[Date Prev][Date Next][Thread Prev][Thread Next][Date Index][Thread Index]

Re: Observation from tonight's Bar BOF on IPsec Failover



Tero Kivinen <kivinen@xxxxxx> writes:
> Narayanan, Vidya writes:
>> > 4)      Keeping the "internal" IP address so that open 
>> > tunneled TCP connections can stay open and applications that 
>> > cache the client's IP address don't need to be restarted.
>> As I understand it, all the above 4 goals are supported by the current
>> solution draft - it is just that keeping the same internal address is
>> not mandated.  But, there should be no reason the IP address cannot be
>> maintained if the new gateway can actually support that.  Do you see an
>> issue with it? 
> Supporting the "keeping the internal IP address" is not something that
> can really be done by the gateway. It requires support from the rest
> of the back-end network. I.e. if the client has received 10.1.44.25 from
> the SGW1 (I will assume the classic VPN case as it is one of the
> easiest ones). Inside the back-end network the routing system is set
> up so that 10.1.44.0/24 is routed to SGW1, so it can forward packets
> with those IP-addresses to the clients. Client then has secsh
> connection from 10.1.44.25:2323 <-> 10.0.0.1:22 which it is using to
> shell access to the development complication unix box (or actually any
> other long last TCP connection can be ued here). 
>
> When client moves to SGW2 having different network allocated for the
> clients, i.e. 10.1.45.0/24, and the SGW2 gives new IP-address
> 10.1.45.94 to the client, then the previous TCP connection is broken.
>
> There is few ways to fix it, but I do not think the current draft
> lists any of them.

Some sort of description of potential solutions might be nice, admittedly,
but these do indeed seem like out of scope of the actual needed
work.. because there really isn't any as such.

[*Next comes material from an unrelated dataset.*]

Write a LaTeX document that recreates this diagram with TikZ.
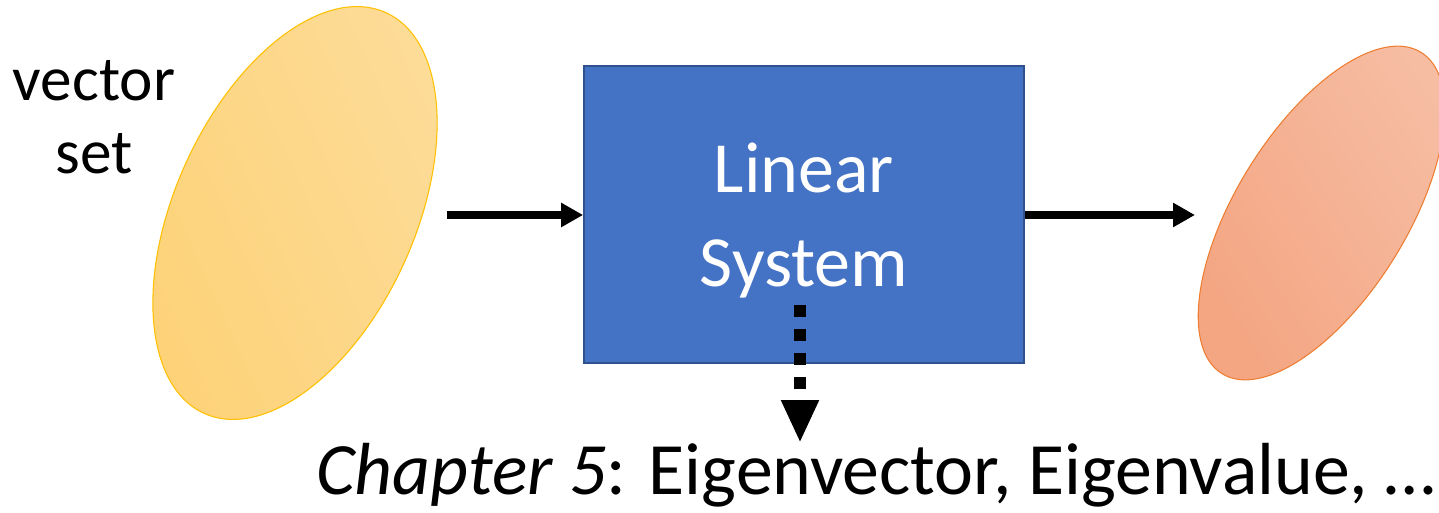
\documentclass[tikz,border=0pt]{standalone}
\usepackage{fontspec}
\setmainfont{Carlito}
\usetikzlibrary{arrows.meta,shapes.geometric}
\definecolor{gelbRand}{HTML}{FFC000}
\definecolor{gelbOben}{HTML}{FDDC98}
\definecolor{gelbUnten}{HTML}{FDD279}
\definecolor{rotRand}{HTML}{ED7D31}
\definecolor{rotOben}{HTML}{F6BDA3}
\definecolor{rotUnten}{HTML}{F4A582}
\definecolor{blauFill}{HTML}{4472C4}
\definecolor{blauRand}{HTML}{2F528F}
\tikzset{
  menge/.style={ellipse,inner sep=0pt,line width=0.6pt},
  pfeil/.style={line width=4.4pt,-{Triangle[length=0.44cm,width=0.46cm]}},
  punktpfeil/.style={line width=6.3pt,dash pattern=on 0.24cm off 0.24cm,
    -{Triangle[length=0.86cm,width=0.7cm]}}
}
\begin{document}
\begin{tikzpicture}
  \useasboundingbox (0,0) rectangle (28.78,10.24);
  % Mengen
  \node[menge,draw=gelbRand,top color=gelbOben,bottom color=gelbUnten,shading angle=-65.6,
    rotate=65.6,minimum width=8.8cm,minimum height=4.8cm] (inset) at (5.9,5.98) {};
  \node[menge,draw=rotRand,top color=rotOben,bottom color=rotUnten,shading angle=-58.2,
    rotate=58.2,minimum width=7.56cm,minimum height=3.42cm] (outset) at (26.43,5.98) {};
  % Beschriftung links
  \node[font=\fontsize{36}{41.5}\selectfont,align=center] (vset) at (1.88,7.9) {vector\\set};
  % System
  \node[font=\fontsize{41}{54}\selectfont,draw=blauRand,line width=1pt,fill=blauFill,
    text=white,align=center,minimum width=8.8cm,minimum height=5.94cm] (sys) at (16.08,5.95) {};
  \node[font=\fontsize{41}{54}\selectfont,text=white,align=center] (systext)
    at ([yshift=-0.12cm]sys.center) {Linear\\System};
  % Pfeile
  \coordinate (ein) at (8.94,5.94);
  \coordinate (aus) at (23.9,5.94);
  \draw[pfeil] (ein) -- (sys.west |- ein);
  \draw[pfeil] (sys.east |- aus) -- (aus);
  % Kapitel
  \node[font=\fontsize{42}{52}\selectfont,anchor=base] (kap) at (17.52,0.36)
    {\textit{Chapter 5}: Eigenvector, Eigenvalue, \dots};
  \coordinate (spitze) at (16.0,1.38);
  \draw[punktpfeil] ([xshift=-0.08cm,yshift=1.18cm]sys.south) -- (spitze);
\end{tikzpicture}
\end{document}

> 1) Use "routing magic" to get packets going to 10.1.44.0/24 come to
>    SGW2 instead SGW1. This could include routing protocols, tunnels to
>    router near the SGW1 etc. The problem is that the failure dropping
>    SGW1 out from the net might take out more machines than just it
>    (power failure in the data center, network problem affecting
>    back-end network too etc).

I think it's not really magic as such - your average IGP protocol,
correctly configured, could do this, if the SGW knows what to do with the
packets (and that it knows that it should be the one and only injecting the
route to the internal network). As a matter of fact, given correct
priorities, you should be able to announce both routes constantly and just
have the primary one dropping cause redirection of the traffic. ('exploding
datacenter case')

Unfortunately, your normal routing magic reaction time is (even in
optimistic case) roughly tens of seconds, but with BFD keepalive between
them the primary and the secondary the reaction could be almost instant. It
gets tricky when you have a large set of gateways/prefixes though.

Simple 'primary'/'secondary' per prefix (whether geographically or network
topologically same location or not) isn't a problem in my book, and it
should cover the majority of the use cases.

Cheers,

-Markus